Posterior cerebral artery

Last revised by Craig Hacking on 15 Apr 2023

The posterior cerebral arteries are the terminal branches of the basilar artery and supply the occipital lobes and posteromedial temporal lobes.

The posterior cerebral artery is divided into four (or sometimes five) segments 8,11:

  • P1: pre-communicating segment

  • P2: post-communicating segment

    • from the PCOM around the midbrain

      • P2A (anterior): sub-segment courses through the crural cistern

      • P2P (posterior or ambient): sub-segment courses through the ambient cistern

    • terminates as it enters the quadrigeminal cistern

  • P3: quadrigeminal segment

  • P4: cortical segment

    • ​within the sulci of the occipital lobe

    • e.g. calcarine artery, within the calcarine fissure

  • P5: terminal branches

    • terminal branches of the calcarine artery and parieto-occipital artery 11

The posterior cerebral artery curls around the cerebral peduncle and passes above the tentorium to supply the posteromedial surface of the temporal lobe and the occipital lobe. The visual cortex responsible for the contralateral field of vision lies in its territory. The macular part of the visual cortex often receives a dual blood supply from the PCA and the MCA, which explains the "macular sparing" phenomenon in some patients following a PCA infarct.

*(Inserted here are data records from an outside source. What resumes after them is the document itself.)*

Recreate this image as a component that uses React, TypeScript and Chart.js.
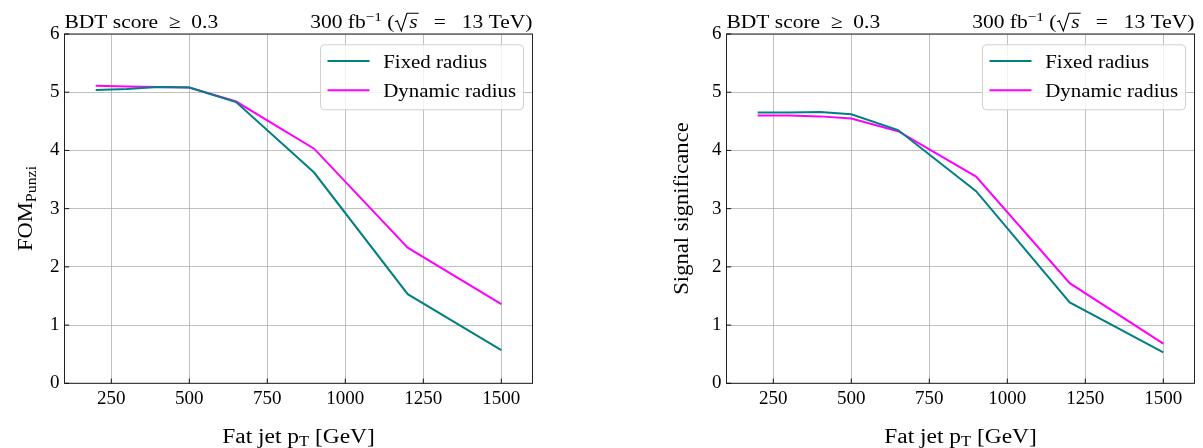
import React, { useEffect, useRef } from "react";
import { Chart, registerables } from "chart.js";

Chart.register(...registerables);

// ---------------- data ----------------
const ptBins = [200, 300, 400, 500, 650, 900, 1200, 1500];
const fomFixed = [5.04, 5.055, 5.09, 5.08, 4.83, 3.62, 1.53, 0.57];
const fomDynamic = [5.11, 5.1, 5.09, 5.08, 4.84, 4.03, 2.33, 1.36];
const sigFixed = [4.65, 4.65, 4.66, 4.62, 4.35, 3.3, 1.39, 0.53];
const sigDynamic = [4.6, 4.6, 4.585, 4.55, 4.33, 3.55, 1.72, 0.68];
const xTickValues = [250, 500, 750, 1000, 1250, 1500];
const yTickValues = [0, 1, 2, 3, 4, 5, 6];
const seriesLabels = ["Fixed radius", "Dynamic radius"];
const seriesColors = ["#008080", "#ff00ff"];
const titleLeft = "BDT score  \u2265  0.3";
const xTitleMain = "Fat jet p";
const xTitleSub = "T";
const xTitleTail = " [GeV]";

const FONT = "'Liberation Serif', 'Times New Roman', serif";
const FS = 19;
const LFS = 21.3;
const H = 448;
const CHART_TOP = 34;
const CHART_BOTTOM = 383.3;

type Part = { text: string; size: number; dy?: number; italic?: boolean; sqrt?: boolean };

function fontOf(p: Part) {
  return `${p.italic ? "italic " : ""}${p.size}px ${FONT}`;
}

function measureParts(ctx: CanvasRenderingContext2D, parts: Part[], sx = 1) {
  let w = 0;
  for (const p of parts) {
    ctx.font = fontOf(p);
    w += ctx.measureText(p.text).width + (p.sqrt ? 13 : 0);
  }
  return w * sx;
}

function drawParts(ctx: CanvasRenderingContext2D, parts: Part[], x: number, y: number, sx = 1) {
  ctx.save();
  ctx.translate(x, y);
  ctx.scale(sx, 1);
  let cx = 0;
  ctx.textBaseline = "alphabetic";
  ctx.textAlign = "left";
  for (const p of parts) {
    ctx.font = fontOf(p);
    const w = ctx.measureText(p.text).width;
    if (p.sqrt) {
      ctx.save();
      ctx.strokeStyle = "#000";
      ctx.lineWidth = 1;
      ctx.beginPath();
      ctx.moveTo(cx + 0.5, -6.5);
      ctx.lineTo(cx + 2.5, -7.5);
      ctx.lineTo(cx + 6, 2.5);
      ctx.lineTo(cx + 11, -15);
      ctx.lineTo(cx + 13 + w + 1, -15);
      ctx.stroke();
      ctx.restore();
      cx += 13;
    }
    ctx.fillStyle = "#000";
    ctx.fillText(p.text, cx, p.dy || 0);
    cx += w;
  }
  ctx.restore();
}

const titleRightParts: Part[] = [
  { text: "300 fb", size: FS },
  { text: "\u22121", size: 13.5, dy: -7.5 },
  { text: " (", size: FS },
  { text: "s", size: FS, italic: true, sqrt: true },
  { text: "   =   13 TeV)", size: FS },
];

type PanelProps = {
  width: number;
  chartLeft: number;
  chartRight: number;
  yTitleMain: string;
  yTitleSub: string;
  yTitleX: number;
  yTitleY: number;
  fixed: number[];
  dynamic: number[];
};

const panelPlugin = {
  id: "panelDecor",
  afterDraw(chart: any) {
    const o = chart.options.plugins.panelDecor as PanelProps;
    const ctx: CanvasRenderingContext2D = chart.ctx;
    const a = chart.chartArea;
    const xs = chart.scales.x;
    const ys = chart.scales.y;
    ctx.save();
    // spines
    ctx.strokeStyle = "#222";
    ctx.lineWidth = 1;
    ctx.strokeRect(a.left, a.top, a.right - a.left, a.bottom - a.top);
    // inward ticks
    ctx.strokeStyle = "#000";
    ctx.lineWidth = 0.9;
    ctx.beginPath();
    for (const v of xTickValues) {
      const px = xs.getPixelForValue(v);
      ctx.moveTo(px, a.bottom);
      ctx.lineTo(px, a.bottom - 4.7);
    }
    for (const v of yTickValues) {
      const py = ys.getPixelForValue(v);
      ctx.moveTo(a.left, py);
      ctx.lineTo(a.left + 4.7, py);
    }
    ctx.stroke();

    // titles above plot
    const TSX = 1.13;
    drawParts(ctx, [{ text: titleLeft, size: FS }], a.left, 28.3, TSX);
    const rw = measureParts(ctx, titleRightParts, TSX);
    drawParts(ctx, titleRightParts, a.right - rw, 28.3, TSX);

    // x axis title
    const xParts: Part[] = [
      { text: xTitleMain, size: LFS },
      { text: xTitleSub, size: 15, dy: 3.8 },
      { text: xTitleTail, size: LFS },
    ];
    const XSX = 1.1;
    const xw = measureParts(ctx, xParts, XSX);
    drawParts(ctx, xParts, (a.left + a.right) / 2 - xw / 2, 442.5, XSX);

    // y axis title (rotated)
    const yParts: Part[] = [{ text: o.yTitleMain, size: LFS }];
    if (o.yTitleSub) yParts.push({ text: o.yTitleSub, size: 15, dy: 3.8 });
    const YSX = 1.06;
    const yw = measureParts(ctx, yParts, YSX);
    ctx.translate(o.yTitleX, o.yTitleY);
    ctx.rotate(-Math.PI / 2);
    drawParts(ctx, yParts, -yw / 2, 0, YSX);
    ctx.restore();

    // legend
    ctx.save();
    const bw = 203;
    const bh = 65;
    const bx = a.right - 9 - bw;
    const by = a.top + 10.8;
    ctx.fillStyle = "rgba(255,255,255,0.8)";
    ctx.strokeStyle = "#d0d0d0";
    ctx.lineWidth = 1;
    ctx.beginPath();
    (ctx as any).roundRect(bx, by, bw, bh, 4);
    ctx.fill();
    ctx.stroke();
    chart.data.datasets.forEach((ds: any, i: number) => {
      const ly = by + 16.2 + i * 29.3;
      ctx.strokeStyle = ds.borderColor;
      ctx.lineWidth = 2;
      ctx.beginPath();
      ctx.moveTo(bx + 7, ly);
      ctx.lineTo(bx + 49, ly);
      ctx.stroke();
      drawParts(ctx, [{ text: ds.label, size: FS }], bx + 62.7, ly + 6.5, 1.1);
    });
    ctx.restore();
  },
};

function Panel(props: PanelProps & { left: number }) {
  const ref = useRef<HTMLCanvasElement>(null);
  useEffect(() => {
    if (!ref.current) return;
    const p = props;
    const chart = new Chart(ref.current, {
      type: "line",
      data: {
        datasets: [
          {
            label: seriesLabels[0],
            data: ptBins.map((x, i) => ({ x, y: p.fixed[i] })),
            borderColor: seriesColors[0],
            backgroundColor: seriesColors[0],
            borderWidth: 2,
            pointRadius: 0,
            tension: 0,
          },
          {
            label: seriesLabels[1],
            data: ptBins.map((x, i) => ({ x, y: p.dynamic[i] })),
            borderColor: seriesColors[1],
            backgroundColor: seriesColors[1],
            borderWidth: 2,
            pointRadius: 0,
            tension: 0,
          },
        ],
      },
      options: {
        animation: false,
        responsive: false,
        maintainAspectRatio: false,
        layout: { padding: { left: 0, right: p.width - p.chartRight, top: CHART_TOP, bottom: 0 } },
        plugins: {
          legend: { display: false },
          tooltip: { enabled: false },
          title: { display: false },
          panelDecor: p,
        } as any,
        scales: {
          x: {
            type: "linear",
            min: 100,
            max: 1600,
            afterBuildTicks: (s: any) => {
              s.ticks = xTickValues.map((v) => ({ value: v }));
            },
            afterFit: (s: any) => {
              s.height = H - CHART_BOTTOM;
            },
            grid: { color: "#b0b0b0", lineWidth: 0.8, drawTicks: false },
            border: { display: false },
            ticks: {
              font: { family: FONT, size: FS },
              color: "#000",
              padding: 4,
              maxRotation: 0,
              autoSkip: false,
              callback: (v: any) => String(v),
            },
          },
          y: {
            type: "linear",
            min: 0,
            max: 6,
            afterBuildTicks: (s: any) => {
              s.ticks = yTickValues.map((v) => ({ value: v }));
            },
            afterFit: (s: any) => {
              s.width = p.chartLeft;
            },
            grid: { color: "#b0b0b0", lineWidth: 0.8, drawTicks: false },
            border: { display: false },
            ticks: {
              font: { family: FONT, size: FS },
              color: "#000",
              padding: 5,
              autoSkip: false,
              callback: (v: any) => String(v),
            },
          },
        },
      },
      plugins: [panelPlugin],
    });
    return () => chart.destroy();
  }, []);
  return (
    <canvas
      ref={ref}
      width={props.width}
      height={H}
      style={{ position: "absolute", left: props.left, top: 0, width: props.width, height: H }}
    />
  );
}

export default function App() {
  return (
    <div style={{ position: "fixed", left: 0, top: 0, width: 1203, height: H, background: "#fff" }}>
      <Panel
        left={0}
        width={600}
        chartLeft={64.5}
        chartRight={532.5}
        yTitleMain="FOM"
        yTitleSub="Punzi"
        yTitleX={32}
        yTitleY={208.5}
        fixed={fomFixed}
        dynamic={fomDynamic}
      />
      <Panel
        left={600}
        width={603}
        chartLeft={126.5}
        chartRight={594.5}
        yTitleMain="Signal significance"
        yTitleSub=""
        yTitleX={88.3}
        yTitleY={208.5}
        fixed={sigFixed}
        dynamic={sigDynamic}
      />
    </div>
  );
}
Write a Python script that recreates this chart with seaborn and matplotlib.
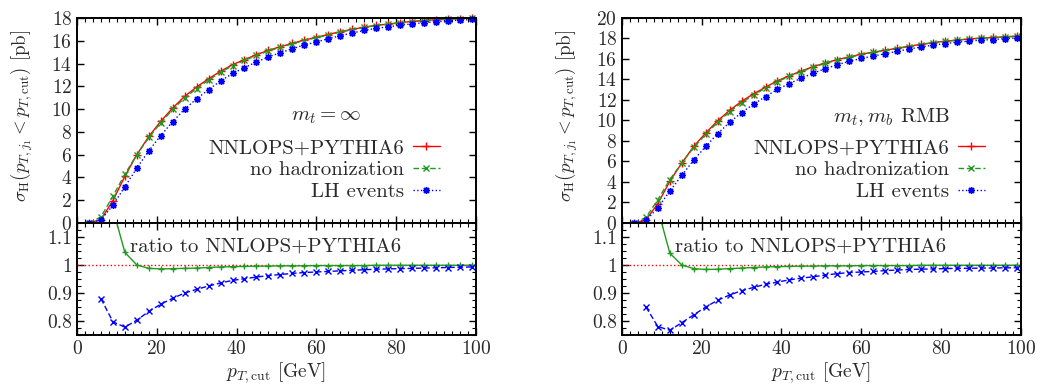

The fetal posterior cerebral artery arises as the posterior division of the internal carotid artery. These then fuse in the midline to form the superior most of the basilar artery 9. The proximal portion of the fetal posterior cerebral artery then reduces in caliber remaining as the posterior communicating artery. As such, from an embryologic point of view, the posterior communicating artery is a branch of the internal carotid artery even though in a minority of individuals normal flow in the posterior communicating artery is from posterior to anterior 10.